One of his golden rules is that a Martini must be served cold – the colder the better (Palazzi keeps his spirits in a freezer), but ice should be avoided. Martinis should also be, contrary to Bond, stirred, not shaken. Another tip is to stick to gin, as the botanicals give the Martini more flavour.

His ‘classic’ Martini is made with a few drops of dry vermouth to coat the rim of the glass, a generous measure of gin (preferably Beefeater or Plymouth), and a strip of Amalfi lemon peel, which he squeezes over the cocktail to extract the lemon oil for a zesty lift.

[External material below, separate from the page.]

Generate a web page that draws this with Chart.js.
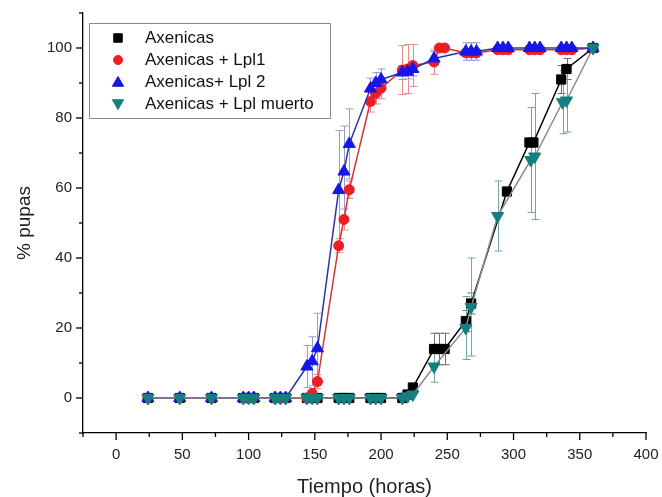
<!DOCTYPE html>
<html>
<head>
<meta charset="utf-8">
<script src="https://cdn.jsdelivr.net/npm/chart.js@4.4.1/dist/chart.umd.min.js"></script>
<style>
  html, body { margin: 0; padding: 0; background: #ffffff; }
  #wrap { width: 662px; height: 497px; }
</style>
</head>
<body>
<div id="wrap"><canvas id="c" width="662" height="497"></canvas></div>
<script>
// ---------- data ----------
const seriesNames = ["Axenicas", "Axenicas + Lpl1", "Axenicas+ Lpl 2", "Axenicas + Lpl muerto"];

const tBlack = [24,48,72,96,100,104,120,124,128,144,148,152,168,172,176,192,196,200,216,220,224,240,244,248,264,268,295,312,315,336,340,360];
const yBlack = [0,0,0,0,0,0,0,0,0,0,0,0,0,0,0,0,0,0,0,1,3,14,14,14,22,27,59,73,73,91,94,100];
const eBlack = [0,0,0,0,0,0,0,0,0,0,0,0,0,0,0,0,0,0,0,0,1,4.5,4.5,4.5,3,3,0,0,0,4,3,0];

const tRed = [24,48,72,96,100,104,120,124,128,144,148,152,168,172,176,192,196,200,216,220,224,240,244,248,264,268,272,288,292,296,312,316,320,336,340,344,360];
const yRed = [0,0,0,0,0,0,0,0,0,0,1.3,4.7,43.5,51,59.5,84.7,87,88.5,93.7,94,95,96,100,100,98.6,98.6,98.6,99.5,99.5,99.5,99.5,99.5,99.5,99.5,99.5,99.5,100];
const eRed = [0,0,0,0,0,0,0,0,0,0,1,2,2,3,2.5,3,3,3,7,7,6,3.5,0,0,1,1,1,0.5,0.5,0.5,0.5,0.5,0.5,0.5,0.5,0.5,0];

const tBlue = [24,48,72,96,100,104,120,124,128,144,148,152,168,172,176,192,196,200,216,220,224,240,264,268,272,288,292,296,312,316,320,336,340,344,360];
const yBlue = [0,0,0,0,0,0,0,0,0,9,10.5,14.2,59.4,64.7,72.6,88.4,90,91,93,93.2,94,97,99,99,99,100,100,100,100,100,100,100,100,100,100];
const eBlue = [0,0,0,0,0,0,0,0,0,6,7,10,17,13,10,3,3,3,2,2,2,2,2.5,2.5,2.5,0.5,0.5,0.5,0.5,0.5,0.5,0.5,0.5,0.5,0];

const tTeal = [24,48,72,96,100,104,120,124,128,144,148,152,168,172,176,192,196,200,216,220,224,240,264,268,288,313,316,337,340,360];
const yTeal = [0,0,0,0,0,0,0,0,0,0,0,0,0,0,0,0,0,0,0,0.5,1,9,20,26,52,68,69,84.5,85,100];
const eTeal = [0,0,0,0,0,0,0,0,0,0,0,0,0,0,0,0,0,0,0,0,0,4.5,9,14,10,15,18,9,9,0];

const xTitle = "Tiempo (horas)";
const yTitle = "% pupas";

// ---------- styles ----------
const FONT = "'Liberation Sans', Arial, sans-serif";
const styles = [
  { t: tBlack, y: yBlack, e: eBlack, line: "#000000", fill: "#000000", shape: "rect", r: 6.5, rot: 0, err: "#6e6e6e", order: 3 },
  { t: tRed, y: yRed, e: eRed, line: "#d83434", fill: "#ee1c24", shape: "circle", r: 5, rot: 0, err: "#e58a8a", order: 2 },
  { t: tBlue, y: yBlue, e: eBlue, line: "#2a34a8", fill: "#1616e8", shape: "triangle", r: 7, rot: 0, err: "#9a9ad0", order: 1 },
  { t: tTeal, y: yTeal, e: eTeal, line: "#8c8c8c", fill: "#157f7f", shape: "triangle", r: 7, rot: 180, err: "#6fa8a8", order: 0 }
];

const datasets = styles.map((s, k) => ({
  label: seriesNames[k],
  data: s.t.map((t, i) => ({ x: t, y: s.y[i] })),
  showLine: true,
  borderColor: s.line,
  borderWidth: 1.5,
  tension: 0,
  pointStyle: s.shape,
  pointRotation: s.rot,
  pointRadius: s.r,
  pointHoverRadius: s.r,
  pointBackgroundColor: s.fill,
  pointBorderColor: s.fill,
  pointBorderWidth: 1,
  order: s.order
}));

function drawMarker(ctx, shape, rot, x, y, r, color) {
  ctx.save();
  ctx.fillStyle = color; ctx.strokeStyle = color; ctx.lineWidth = 1;
  ctx.beginPath();
  if (shape === "rect") {
    const s = Math.SQRT1_2 * r;
    ctx.rect(x - s, y - s, 2 * s, 2 * s);
  } else if (shape === "circle") {
    ctx.arc(x, y, r, 0, Math.PI * 2);
  } else {
    const a0 = rot * Math.PI / 180;
    for (let k = 0; k < 3; k++) {
      const a = a0 + k * 2 * Math.PI / 3;
      const px = x + Math.sin(a) * r, py = y - Math.cos(a) * r;
      if (k === 0) ctx.moveTo(px, py); else ctx.lineTo(px, py);
    }
    ctx.closePath();
  }
  ctx.fill(); ctx.stroke();
  ctx.restore();
}

const decorPlugin = {
  id: "decor",
  beforeDatasetsDraw(chart) {
    const ctx = chart.ctx, xs = chart.scales.x, ys = chart.scales.y;
    ctx.save();
    ctx.lineWidth = 1;
    styles.forEach(s => {
      ctx.strokeStyle = s.err;
      s.t.forEach((t, i) => {
        const e = s.e[i];
        if (!e) return;
        const px = Math.round(xs.getPixelForValue(t)) + 0.5;
        const pTop = ys.getPixelForValue(s.y[i] + e);
        const pBot = ys.getPixelForValue(s.y[i] - e);
        ctx.beginPath();
        ctx.moveTo(px, pTop); ctx.lineTo(px, pBot);
        ctx.moveTo(px - 4, pTop); ctx.lineTo(px + 4, pTop);
        ctx.moveTo(px - 4, pBot); ctx.lineTo(px + 4, pBot);
        ctx.stroke();
      });
    });
    ctx.restore();
  },
  afterDraw(chart) {
    const ctx = chart.ctx, xs = chart.scales.x, ys = chart.scales.y;
    const ca = chart.chartArea;
    ctx.save();
    ctx.strokeStyle = "#000"; ctx.lineWidth = 1.3;
    xs.ticks.forEach(tk => {
      const px = xs.getPixelForValue(tk.value);
      const len = (tk.value % 50 === 0) ? 7 : 4;
      ctx.beginPath(); ctx.moveTo(px, ca.bottom); ctx.lineTo(px, ca.bottom + len); ctx.stroke();
    });
    ys.ticks.forEach(tk => {
      const py = ys.getPixelForValue(tk.value);
      const len = (tk.value % 20 === 0) ? 7 : 4;
      ctx.beginPath(); ctx.moveTo(ca.left, py); ctx.lineTo(ca.left - len, py); ctx.stroke();
    });
    // legend
    ctx.strokeStyle = "#8a8a8a"; ctx.lineWidth = 1;
    ctx.fillStyle = "#ffffff";
    ctx.beginPath(); ctx.rect(89.5, 23.5, 241, 95); ctx.fill(); ctx.stroke();
    ctx.font = "17px " + FONT;
    ctx.textBaseline = "middle"; ctx.textAlign = "left";
    const rows = [38, 60, 82, 104];
    styles.forEach((s, k) => {
      drawMarker(ctx, s.shape, s.rot, 118, rows[k] + (s.shape === "triangle" ? (s.rot ? -1 : 1) : 0), s.r - 0.5, s.fill);
      ctx.fillStyle = "#111";
      ctx.fillText(seriesNames[k], 145, rows[k]);
    });
    ctx.restore();
  }
};

new Chart(document.getElementById("c"), {
  type: "scatter",
  data: { datasets },
  options: {
    responsive: false,
    animation: false,
    devicePixelRatio: 1,
    layout: { padding: { top: 13, right: 16, left: 0, bottom: 0 } },
    plugins: { legend: { display: false }, tooltip: { enabled: false } },
    scales: {
      x: {
        type: "linear", min: -25, max: 400,
        grid: { display: false, tickLength: 7 },
        border: { display: true, color: "#000", width: 1.3 },
        ticks: {
          stepSize: 25, autoSkip: false, maxRotation: 0, padding: 6,
          color: "#222", font: { family: FONT, size: 15 },
          callback: v => (v >= 0 && v % 50 === 0) ? String(v) : ""
        },
        title: { display: true, text: xTitle, color: "#222", font: { family: FONT, size: 20, lineHeight: 1 }, padding: { top: 0, bottom: 0 } },
        afterFit: s => { s.height = 64; s.paddingRight = 0; s.paddingLeft = 0; }
      },
      y: {
        type: "linear", min: -10, max: 110,
        grid: { display: false, tickLength: 7 },
        border: { display: true, color: "#000", width: 1.3 },
        ticks: {
          stepSize: 10, autoSkip: false, padding: 4,
          color: "#222", font: { family: FONT, size: 15 },
          callback: v => (v >= 0 && v <= 100 && v % 20 === 0) ? String(v) : ""
        },
        title: { display: true, text: yTitle, color: "#222", font: { family: FONT, size: 19, lineHeight: 1 }, padding: { top: 15, bottom: 0 } },
        afterFit: s => { s.width = 83; s.paddingTop = 0; s.paddingBottom = 0; }
      }
    }
  },
  plugins: [decorPlugin]
});
</script>
</body>
</html>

Champagne trolley at The Connaught

We’re not sure if it moves, but the Champagne trolley at The Connaught is a popular fixture at the Mayfair hotel. After the success of the Tanqueray Ten Martini trolley, the bar team asked design agency Inkcorporate to create something similar for Champagne. Keen to mirror the Art Deco aesthetics of the hotel, the oval-shaped trolley has a black and gold colour scheme, making it both discreet but with luxury cues.

You’ll find it in the hotel’s bespoke Champagne room, or sometimes going head to head with the gin trolley in the main bar. Among the Champagnes nestled within the trolley are Jacquesson Cuvée No. 739 priced at £21 a glass, Dom Pérignon 2006 at £55, Krug Grande Cuvée at £65 or Clos des Mesnil for £250. All Champagnes are served in Baccarat crystal for added decadence.

Beer trolley at Honky Tonk

One of the first London venues to latch onto the booze trolley idea was Southern America-inspired blues, jazz and rockabilly restaurant Honky Tonk in Clapham, which launched the capital’s first beer trolley back in 2013.

Wheeled around by a trained beer sommelier, liquid delights ran the gamut from light and fruity to extra malty. To celebrate the launch of the trolley, the venue hosted a selection of craft beer and food matching masterclasses, where said trolley played a starring role.